Isabel went on to edit Dead Zone, a second book by Philip Lymbery, about the impact of industrial farming on wildlife, published by Bloomsbury in 2017.
Lymbery brings to this essential subject the perspective of a seasoned campaigner - he is informed enough to be appalled, and moderate enough to persuade us to take responsibility for the system that feeds us (GuardianBook of the Week)
This eye-opening book, urging a massive rethink of how we raise livestock and how we feed the world, deserves global recognition (Hugh Fearnley-Whittingstall)
A devastating indictment of cheap meat and factory farming. Don't turn away: it demands reading and deserves the widest possible audience (Joanna Lumley)
This incredibly important book should be read by anyone who cares about people, the planet, and particularly, animals (Jilly Cooper)
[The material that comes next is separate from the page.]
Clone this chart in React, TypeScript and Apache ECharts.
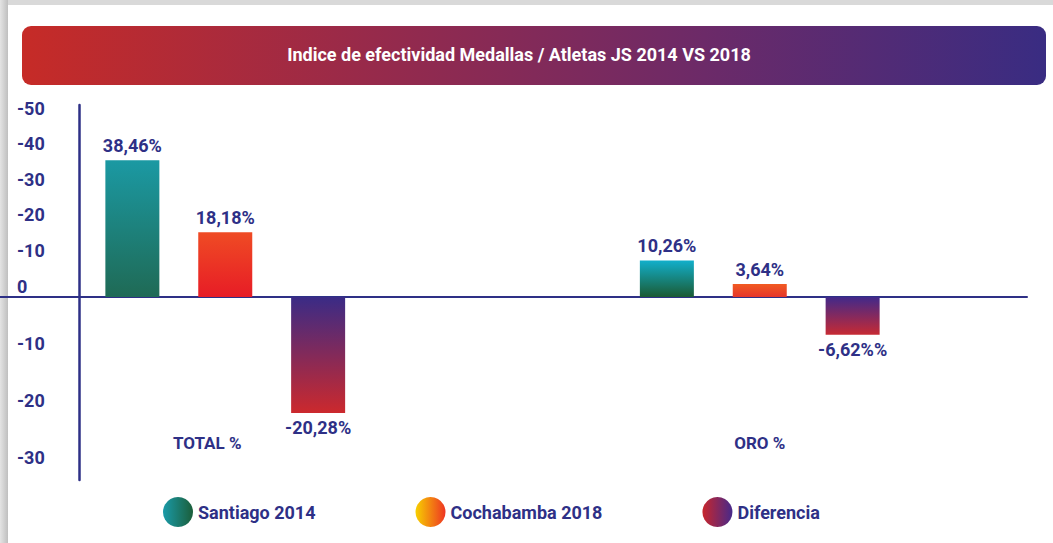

Offers the kind of realistic and compassionate solutions on which our prospects for a truly sustainable world depend (Jonathon Porritt)
This meaty account makes a distinctive and important contribution, eschewing the narrowly domestic focus of many of its predecessors in favour of a global investigation ... An engaging read - and it also gives a full enough picture of the situation in the UK to preclude any smugness on the part of the British reader. Anyone after a realistic account of our global food chain, and the changes necessary for a sustainable future, will find much to get their teeth into here (Felicity Cloake, New Statesman)
There's no end to techno-idiocy in pursuit of profit. But far more concerning is Lymbery's contention that the wastefulness of feeding human-edible plants and fish to animals is not just absurd but catastrophic. The main reason for hacking down the remaining South American forest is to grow soy to feed the pigs and chickens of China (Evening Standard)
'Heartbreaking' (Irish Times)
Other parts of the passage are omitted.